Dataset extract:
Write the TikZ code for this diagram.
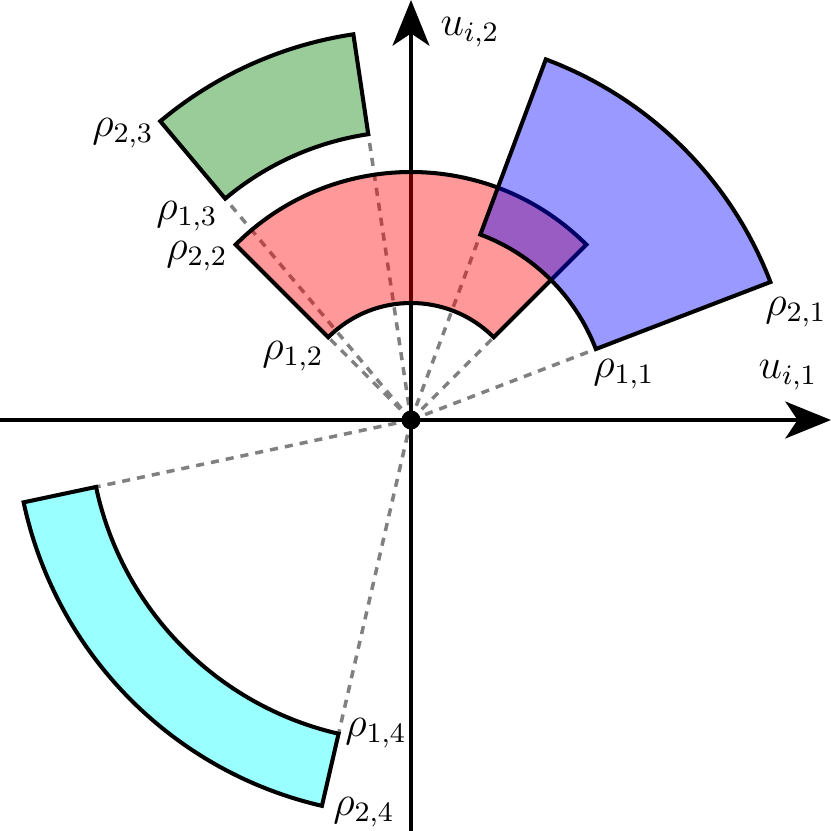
\documentclass[tikz,border=0pt]{standalone}
\usetikzlibrary{arrows.meta}
\definecolor{puredcyan}{RGB}{0,255,255}
\begin{document}
\begin{tikzpicture}[
  sector/.style={draw=black, line width=1.15pt, line join=miter, fill opacity=0.4},
  guide/.style={draw=gray, line width=1pt, dash pattern=on 2.3pt off 2pt},
  axisline/.style={line width=1.05pt, -{Stealth[length=13pt,width=10.5pt,inset=3.5pt]}},
  lbl/.style={inner sep=0pt, font=\large}
]
\useasboundingbox (-4.11,-4.11) rectangle (4.20,4.20);
\coordinate (o) at (0,0);
% inner corners
\coordinate (a1) at (21:1.98);   \coordinate (b1) at (69.5:1.98);
\coordinate (a2) at (45:1.17);   \coordinate (b2) at (135:1.17);
\coordinate (a3) at (98.5:2.89); \coordinate (b3) at (130:2.89);
\coordinate (a4) at (192:3.22);  \coordinate (b4) at (257:3.22);
% axis ends
\coordinate (xl) at (-4.11,0); \coordinate (xr) at (4.20,0);
\coordinate (yb) at (0,-4.11); \coordinate (yt) at (0,4.20);

% guides
\foreach \c in {a1,b1,a2,b2,a3,b3,a4,b4} \draw[guide] (o) -- (\c);
% axes
\draw[axisline] (xl) -- (xr);
\draw[axisline] (yb) -- (yt);

% sectors
\path[sector, fill=red] (45:1.17) arc[start angle=45, end angle=135, radius=1.17]
  -- (135:2.48) arc[start angle=135, end angle=45, radius=2.48] -- cycle;
\path[sector, fill=blue] (21:1.98) arc[start angle=21, end angle=69.5, radius=1.98]
  -- (69.5:3.85) arc[start angle=69.5, end angle=21, radius=3.85] -- cycle;
\path[sector, fill=green!50!black] (98.5:2.89) arc[start angle=98.5, end angle=130, radius=2.89]
  -- (130:3.90) arc[start angle=130, end angle=98.5, radius=3.90] -- cycle;
\path[sector, fill=puredcyan] (192:3.22) arc[start angle=192, end angle=257, radius=3.22]
  -- (257:3.96) arc[start angle=257, end angle=192, radius=3.96] -- cycle;

% origin dot
\node[circle, fill=black, inner sep=0pt, minimum size=0.19cm] (dot) at (o) {};

% labels
\node[lbl] (l11) at (2.13,0.46) {$\rho_{1,1}$};
\node[lbl] (l21) at (3.85,1.08) {$\rho_{2,1}$};
\node[lbl] (l12) at (-1.18,0.64) {$\rho_{1,2}$};
\node[lbl] (l22) at (-2.14,1.64) {$\rho_{2,2}$};
\node[lbl] (l13) at (-2.24,2.04) {$\rho_{1,3}$};
\node[lbl] (l23) at (-2.88,2.87) {$\rho_{2,3}$};
\node[lbl] (l14) at (-0.35,-3.13) {$\rho_{1,4}$};
\node[lbl] (l24) at (-0.47,-3.92) {$\rho_{2,4}$};
\node[lbl] (ux) at (3.77,0.45) {$u_{i,1}$};
\node[lbl] (uy) at (0.59,3.88) {$u_{i,2}$};
\end{tikzpicture}
\end{document}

Request:
Retype the data above exactly; pictures are not part of the copy.

Solution to the problem:
Write the TikZ code for this diagram.
\documentclass[tikz,border=0pt]{standalone}
\usetikzlibrary{arrows.meta}
\definecolor{puredcyan}{RGB}{0,255,255}
\begin{document}
\begin{tikzpicture}[
  sector/.style={draw=black, line width=1.15pt, line join=miter, fill opacity=0.4},
  guide/.style={draw=gray, line width=1pt, dash pattern=on 2.3pt off 2pt},
  axisline/.style={line width=1.05pt, -{Stealth[length=13pt,width=10.5pt,inset=3.5pt]}},
  lbl/.style={inner sep=0pt, font=\large}
]
\useasboundingbox (-4.11,-4.11) rectangle (4.20,4.20);
\coordinate (o) at (0,0);
% inner corners
\coordinate (a1) at (21:1.98);   \coordinate (b1) at (69.5:1.98);
\coordinate (a2) at (45:1.17);   \coordinate (b2) at (135:1.17);
\coordinate (a3) at (98.5:2.89); \coordinate (b3) at (130:2.89);
\coordinate (a4) at (192:3.22);  \coordinate (b4) at (257:3.22);
% axis ends
\coordinate (xl) at (-4.11,0); \coordinate (xr) at (4.20,0);
\coordinate (yb) at (0,-4.11); \coordinate (yt) at (0,4.20);

% guides
\foreach \c in {a1,b1,a2,b2,a3,b3,a4,b4} \draw[guide] (o) -- (\c);
% axes
\draw[axisline] (xl) -- (xr);
\draw[axisline] (yb) -- (yt);

% sectors
\path[sector, fill=red] (45:1.17) arc[start angle=45, end angle=135, radius=1.17]
  -- (135:2.48) arc[start angle=135, end angle=45, radius=2.48] -- cycle;
\path[sector, fill=blue] (21:1.98) arc[start angle=21, end angle=69.5, radius=1.98]
  -- (69.5:3.85) arc[start angle=69.5, end angle=21, radius=3.85] -- cycle;
\path[sector, fill=green!50!black] (98.5:2.89) arc[start angle=98.5, end angle=130, radius=2.89]
  -- (130:3.90) arc[start angle=130, end angle=98.5, radius=3.90] -- cycle;
\path[sector, fill=puredcyan] (192:3.22) arc[start angle=192, end angle=257, radius=3.22]
  -- (257:3.96) arc[start angle=257, end angle=192, radius=3.96] -- cycle;

% origin dot
\node[circle, fill=black, inner sep=0pt, minimum size=0.19cm] (dot) at (o) {};

% labels
\node[lbl] (l11) at (2.13,0.46) {$\rho_{1,1}$};
\node[lbl] (l21) at (3.85,1.08) {$\rho_{2,1}$};
\node[lbl] (l12) at (-1.18,0.64) {$\rho_{1,2}$};
\node[lbl] (l22) at (-2.14,1.64) {$\rho_{2,2}$};
\node[lbl] (l13) at (-2.24,2.04) {$\rho_{1,3}$};
\node[lbl] (l23) at (-2.88,2.87) {$\rho_{2,3}$};
\node[lbl] (l14) at (-0.35,-3.13) {$\rho_{1,4}$};
\node[lbl] (l24) at (-0.47,-3.92) {$\rho_{2,4}$};
\node[lbl] (ux) at (3.77,0.45) {$u_{i,1}$};
\node[lbl] (uy) at (0.59,3.88) {$u_{i,2}$};
\end{tikzpicture}
\end{document}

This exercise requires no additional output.